La tirada de Ícaro ©

Me gusta el brillo plata de la hierba mojada; diminutos espejos de pirita en polvo, agoreros reflejan el instante en que la próxima gota caerá. Huele a tierra que se hace lodo. Despiertan las raíces.

Cuando llueve, me siento existencialmente acompañada: somos muchos los despojados del Paraíso; los nuestros se hacen cera, los de ellos agua. Tendidos o húmedos, todos, absolutamente todos, somos fragmento de ala.

Para descender, hace falta pasar un tiempo en las alturas; caer es condición ineludible de quienes se elevan: los milagros inician en el firmamento, como mórula aérea, pero no existen sin haber tocado el suelo.

Nasciturus, germen de vida que será únicamente después de probar el amargo sabor del abismo interno, los hijos de Ícaro se encuentran entre el polvo; no es cierto que volverán pasado un tiempo: estamos aquí. En este caso, al principio no fue el verbo, sino un par de alas quemadas. Es cierto que sólo con la lluvia aparecen los restos, las plumas desperdigadas; buscamos entonces el pabilo de algodón que se enreda, será necesario para aluzar el alma. A falta de velas, tiramos las cartas.

Sin título ©

Incluso sin querer, me llevo entre las letras la mañana.

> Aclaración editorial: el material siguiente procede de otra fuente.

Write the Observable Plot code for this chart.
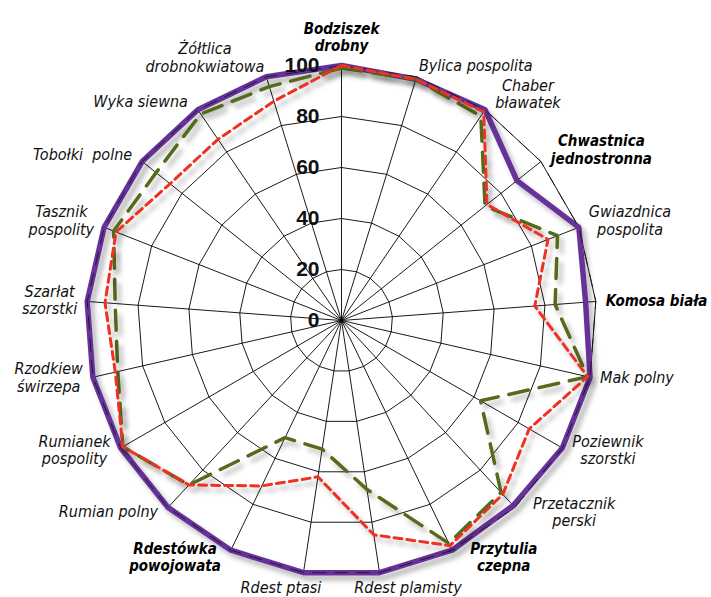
<!DOCTYPE html>
<html>
<head>
<meta charset="utf-8">
<script src="https://cdn.jsdelivr.net/npm/d3@7"></script>
<script src="https://cdn.jsdelivr.net/npm/@observablehq/plot@0.6"></script>
<style>
  html, body { margin: 0; padding: 0; background: #fff; }
  #chart svg { display: block; }
</style>
</head>
<body>
<div id="chart"></div>
<script>
// ---- data ----
const categories = ["Bodziszek drobny", "Bylica pospolita", "Chaber bławatek", "Chwastnica jednostronna", "Gwiazdnica pospolita", "Komosa biała", "Mak polny", "Poziewnik szorstki", "Przetacznik perski", "Przytulia czepna", "Rdest plamisty", "Rdest ptasi", "Rdestówka powojowata", "Rumian polny", "Rumianek pospolity", "Rzodkiew świrzepa", "Szarłat szorstki", "Tasznik pospolity", "Tobołki polne", "Wyka siewna", "Żółtlica drobnokwiatowa"];
const categoryLabels = ["Bodziszek\ndrobny", "Bylica pospolita", "Chaber\nbławatek", "Chwastnica\njednostronna", "Gwiazdnica\npospolita", "Komosa biała", "Mak polny", "Poziewnik\nszorstki", "Przetacznik\nperski", "Przytulia\nczepna", "Rdest plamisty", "Rdest ptasi", "Rdestówka\npowojowata", "Rumian polny", "Rumianek\npospolity", "Rzodkiew\nświrzepa", "Szarłat\nszorstki", "Tasznik\npospolity", "Tobołki  polne", "Wyka siewna", "Żółtlica\ndrobnokwiatowa"];
const boldCategories = ["Bodziszek drobny", "Chwastnica jednostronna", "Komosa biała", "Przytulia czepna", "Rdestówka powojowata"];
const seriesPurple = [100, 99, 100, 88, 100, 96, 100, 100, 99, 100, 100, 100, 100, 100, 100, 100, 100, 100, 100, 100, 100];
const seriesGreen  = [99, 99, 97, 72, 91, 84, 99, 63, 92, 97, 67, 51, 51, 88, 99, 90, 89, 96, 93, 98, 96];
const seriesRed    = [100, 99, 99, 73, 87, 76, 99, 85, 93, 98, 85, 62, 72, 88, 99, 91, 93, 95, 86, 86, 90];
const radialTicks = [0, 20, 40, 60, 80, 100];
const gridLevels = [20, 40, 60, 80, 100];

// ---- layout ----
const W = 711, H = 597;
const CX = 341, CY = 320, R = 255;
const pxPerUnit = R / 100;
const n = categories.length;
const ang = i => i * 2 * Math.PI / n;
const px = (v, i) => v * Math.sin(ang(i));
const py = (v, i) => v * Math.cos(ang(i));

// closed polygons: repeat the first vertex at the end
const idxClosed = d3.range(n + 1).map(j => j % n);
const rows = (vals) => idxClosed.map(i => ({i, v: vals[i]}));
const grid = gridLevels.flatMap(lv => idxClosed.map(i => ({lv, i})));
const spokes = categories.map((c, i) => ({i}));

const ctx = document.createElement("canvas").getContext("2d");
function tw(s, font) { ctx.font = font; return ctx.measureText(s).width; }
const LFAMILY = "'DejaVu Sans Condensed', sans-serif";
const LSIZE = 16, BSIZE = 15;
const LLINE = 17.5;

// category labels sit just outside the outer polygon, beside their spoke
const labelRows = categories.map((c, i) => {
  const bold = boldCategories.includes(c);
  const lines = categoryLabels[i].split("\n");
  const size = bold ? BSIZE : LSIZE;
  const font = `italic ${bold ? "bold" : "normal"} ${size}px ${LFAMILY}`;
  const w = d3.max(lines, l => tw(l, font));
  const h = lines.length * LLINE;
  const s = Math.sin(ang(i)), co = Math.cos(ang(i));
  const k = Math.min(1, Math.abs(s) * 3);
  const gap = (co < -0.55 && s > 0 && k === 1) ? 18 : 10;
  const dx = Math.sign(s) * k * (w / 2 + gap);
  let dy;
  if (co > 0) dy = -co * (h / 2 + 11) * (1 - k) - co * (h / 2 + 2) * k;
  else dy = -co * (h / 2 + 12) * (1 - k) + co * co * 8 * k;
  const cxp = R * s + dx, cyp = -R * co + dy;
  return {i, bold, text: categoryLabels[i], x: cxp / pxPerUnit, y: -cyp / pxPerUnit};
});

const xDomain = [-CX / pxPerUnit, (W - CX) / pxPerUnit];
const yDomain = [-(H - CY) / pxPerUnit, CY / pxPerUnit];

const seriesMark = (vals, opts) => Plot.line(rows(vals), {
  x: d => px(d.v, d.i), y: d => py(d.v, d.i),
  strokeLinejoin: "miter", className: "series", ...opts
});

const chart = Plot.plot({
  width: W, height: H,
  marginTop: 0, marginRight: 0, marginBottom: 0, marginLeft: 0,
  x: {domain: xDomain, range: [0, W], axis: null},
  y: {domain: yDomain, range: [H, 0], axis: null},
  style: {background: "#fff", overflow: "visible"},
  marks: [
    Plot.line(grid, {x: d => px(d.lv, d.i), y: d => py(d.lv, d.i), z: "lv", stroke: "#000", strokeWidth: 0.9}),
    Plot.link(spokes, {x1: 0, y1: 0, x2: d => px(100, d.i), y2: d => py(100, d.i), stroke: "#000", strokeWidth: 0.9}),
    seriesMark(seriesPurple, {stroke: "#663399", strokeWidth: 5.5}),
    Plot.line(idxClosed.map(i => ({i})), {x: d => px(100, d.i), y: d => py(100, d.i), stroke: "#111", strokeWidth: 0.8, strokeDasharray: "13,9"}),
    seriesMark(seriesGreen, {stroke: "#546b1a", strokeWidth: 3.5, strokeDasharray: "20,11"}),
    seriesMark(seriesRed, {stroke: "#ee3124", strokeWidth: 3, strokeDasharray: "8,5"}),
    Plot.text(radialTicks, {x: 0, y: d => d, text: d => String(d), textAnchor: "end", dx: -22, fontSize: 21, fontWeight: "bold", fontFamily: "'Liberation Sans', Arial, sans-serif", fill: "#111"}),
    Plot.text(labelRows.filter(d => !d.bold), {x: "x", y: "y", text: "text", textAnchor: "middle", lineAnchor: "middle", lineHeight: LLINE / LSIZE, fontSize: LSIZE, fontStyle: "italic", fontFamily: LFAMILY, fill: "#111"}),
    Plot.text(labelRows.filter(d => d.bold), {x: "x", y: "y", text: "text", textAnchor: "middle", lineAnchor: "middle", lineHeight: LLINE / BSIZE, fontSize: BSIZE, fontStyle: "italic", fontWeight: "bold", fontFamily: LFAMILY, fill: "#000"})
  ]
});

// soft drop shadow under the three series lines
const ns = "http://www.w3.org/2000/svg";
const defs = document.createElementNS(ns, "defs");
defs.innerHTML = '<filter id="shadow" x="-10%" y="-10%" width="130%" height="130%"><feDropShadow dx="4" dy="5" stdDeviation="2.4" flood-color="#000" flood-opacity="0.28"/></filter>';
chart.insertBefore(defs, chart.firstChild);
d3.select(chart).selectAll('g.series').attr("filter", "url(#shadow)");
document.getElementById("chart").appendChild(chart);
</script>
</body>
</html>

Hay días en que no sé qué escribir, pero no puedo dejar de hacerlo; como espectro de tinta que se baña, voy deambulando por la casa dejando huellas en la alfombra que parecieran no decir nada, pero dicen, siguen diciendo... y yo que no digo nada.

Intento entonces pensar en cosas que no son palabras: la urna de mis cenizas, el árbol de raíz-caricia, el cielo al que no llego porque me cuesta poco robarle la mayúscula, la hoja en blanco que se hace negra (incendio-cueva).

Las imágenes se cimbran, tiemblan sólo un instante antes de incrustrarse en los moldes de las letras. Estoy condenada; debí aprender a pintar, quizá en un lienzo sea posible no mostrar lo que se calla.